If the thread is the head's successor and tryAcquire succeeds, it becomes the new head; otherwise it may be parked using LockSupport.park until it is unparked by its predecessor.

// Parking and interrupt check
private final boolean parkAndCheckInterrupt() {
    LockSupport.park(this);
    return Thread.interrupted();
}

4. Queue Management and Cancellation

The article details how nodes transition to the CANCELLED state, how the queue is cleaned up, and why the prev pointer is rarely updated during cancellation to avoid race conditions.

// Cancel a waiting node
private void cancelAcquire(Node node) {
    if (node == null) return;
    node.thread = null;
    Node pred = node.prev;
    while (pred.waitStatus > 0) // skip cancelled predecessors
        node.prev = pred = pred.prev;
    Node predNext = pred.next;
    node.waitStatus = Node.CANCELLED;
    // ... (tail adjustment and successor unpark logic) ...
}

5. Lock Release

Releasing a lock invokes release in AQS, which calls the subclass's tryRelease. If the lock becomes free, the head node's successor is unparked.

// AQS release method
public final boolean release(int arg) {
    if (tryRelease(arg)) {
        Node h = head;
        if (h != null && h.waitStatus != 0)
            unparkSuccessor(h);
        return true;
    }
    return false;
}

The concrete tryRelease for ReentrantLock checks ownership, decrements the state, and clears the owner when the count reaches zero.
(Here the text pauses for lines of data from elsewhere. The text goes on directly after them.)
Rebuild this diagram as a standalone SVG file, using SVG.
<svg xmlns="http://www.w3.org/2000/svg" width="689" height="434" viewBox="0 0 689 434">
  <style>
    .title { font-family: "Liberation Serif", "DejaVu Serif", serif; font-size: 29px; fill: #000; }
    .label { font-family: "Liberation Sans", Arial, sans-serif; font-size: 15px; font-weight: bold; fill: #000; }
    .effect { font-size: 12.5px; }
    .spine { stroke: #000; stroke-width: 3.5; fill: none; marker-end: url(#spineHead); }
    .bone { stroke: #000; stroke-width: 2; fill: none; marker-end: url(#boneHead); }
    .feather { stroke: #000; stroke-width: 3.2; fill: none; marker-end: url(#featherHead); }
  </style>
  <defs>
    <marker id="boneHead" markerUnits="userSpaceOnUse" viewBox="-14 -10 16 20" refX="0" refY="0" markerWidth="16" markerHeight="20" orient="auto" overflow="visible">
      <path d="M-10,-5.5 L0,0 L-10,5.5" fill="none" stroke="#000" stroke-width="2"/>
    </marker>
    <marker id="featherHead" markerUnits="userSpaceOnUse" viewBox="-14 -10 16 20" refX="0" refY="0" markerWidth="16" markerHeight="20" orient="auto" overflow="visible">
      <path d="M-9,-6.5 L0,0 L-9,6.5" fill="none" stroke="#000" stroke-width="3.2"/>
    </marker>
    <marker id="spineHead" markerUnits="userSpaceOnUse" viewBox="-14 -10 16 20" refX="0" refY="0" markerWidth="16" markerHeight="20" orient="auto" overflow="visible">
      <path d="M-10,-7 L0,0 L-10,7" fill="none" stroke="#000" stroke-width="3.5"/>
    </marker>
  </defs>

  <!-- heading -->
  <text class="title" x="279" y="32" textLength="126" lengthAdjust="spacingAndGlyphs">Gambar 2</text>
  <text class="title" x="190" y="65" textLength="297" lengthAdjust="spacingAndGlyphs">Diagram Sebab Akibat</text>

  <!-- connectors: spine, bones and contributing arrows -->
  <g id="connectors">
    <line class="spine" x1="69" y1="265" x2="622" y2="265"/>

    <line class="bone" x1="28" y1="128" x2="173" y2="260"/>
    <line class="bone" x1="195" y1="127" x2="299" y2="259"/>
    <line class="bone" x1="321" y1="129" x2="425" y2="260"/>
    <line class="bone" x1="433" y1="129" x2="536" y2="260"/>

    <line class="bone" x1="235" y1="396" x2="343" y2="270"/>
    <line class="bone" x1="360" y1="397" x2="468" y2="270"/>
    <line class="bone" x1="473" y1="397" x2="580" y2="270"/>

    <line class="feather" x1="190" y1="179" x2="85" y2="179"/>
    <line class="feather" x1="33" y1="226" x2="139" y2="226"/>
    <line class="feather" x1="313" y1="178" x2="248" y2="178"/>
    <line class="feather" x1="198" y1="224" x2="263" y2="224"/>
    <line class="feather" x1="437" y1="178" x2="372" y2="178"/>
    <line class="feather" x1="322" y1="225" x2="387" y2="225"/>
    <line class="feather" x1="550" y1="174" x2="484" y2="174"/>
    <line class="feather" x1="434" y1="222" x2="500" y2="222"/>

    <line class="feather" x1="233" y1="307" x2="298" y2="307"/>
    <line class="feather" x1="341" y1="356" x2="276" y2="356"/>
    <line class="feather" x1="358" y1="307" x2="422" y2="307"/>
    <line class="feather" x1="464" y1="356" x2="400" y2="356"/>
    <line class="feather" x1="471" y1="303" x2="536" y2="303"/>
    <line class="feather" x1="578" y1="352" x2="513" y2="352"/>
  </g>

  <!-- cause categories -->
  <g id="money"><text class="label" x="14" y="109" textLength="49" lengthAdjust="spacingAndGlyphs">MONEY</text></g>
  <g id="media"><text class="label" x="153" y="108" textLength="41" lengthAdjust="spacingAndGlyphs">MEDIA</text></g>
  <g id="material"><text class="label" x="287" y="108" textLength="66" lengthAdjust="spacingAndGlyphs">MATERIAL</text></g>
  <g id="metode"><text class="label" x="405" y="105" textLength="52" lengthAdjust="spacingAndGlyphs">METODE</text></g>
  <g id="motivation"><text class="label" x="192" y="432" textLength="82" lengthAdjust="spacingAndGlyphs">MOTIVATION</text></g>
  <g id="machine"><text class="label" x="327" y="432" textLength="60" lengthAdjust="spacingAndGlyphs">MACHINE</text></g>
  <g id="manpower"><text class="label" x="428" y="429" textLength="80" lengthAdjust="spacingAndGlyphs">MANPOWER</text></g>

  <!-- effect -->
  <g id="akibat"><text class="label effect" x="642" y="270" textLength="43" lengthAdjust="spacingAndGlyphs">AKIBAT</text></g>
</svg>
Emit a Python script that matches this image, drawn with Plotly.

// ReentrantLock tryRelease
protected final boolean tryRelease(int releases) {
    int c = getState() - releases;
    if (Thread.currentThread() != getExclusiveOwnerThread())
        throw new IllegalMonitorStateException();
    boolean free = (c == 0);
    if (free) setExclusiveOwnerThread(null);
    setState(c);
    return free;
}

6. Custom Synchronizer Example

To illustrate AQS usage, the article provides a minimal custom lock implementation named LeeLock. It defines an inner Sync class extending AbstractQueuedSynchronizer and overrides tryAcquire, tryRelease, and isHeldExclusively. The public lock and unlock methods delegate to sync.acquire(1) and sync.release(1) respectively.

public class LeeLock {
    private static class Sync extends AbstractQueuedSynchronizer {
        @Override protected boolean tryAcquire(int arg) {
            return compareAndSetState(0, 1);
        }
        @Override protected boolean tryRelease(int arg) {
            setState(0);
            return true;
        }
        @Override protected boolean isHeldExclusively() {
            return getState() == 1;
        }
    }
    private final Sync sync = new Sync();
    public void lock() { sync.acquire(1); }
    public void unlock() { sync.release(1); }
}

A test program creates two threads that increment a shared counter under LeeLock, demonstrating correct synchronization (final count = 20000).

7. Summary

The article provides a deep dive into AQS's internal mechanisms—queue management, state handling, and interaction with ReentrantLock—offering readers a solid foundation for understanding Java's concurrency utilities and for building custom synchronizers.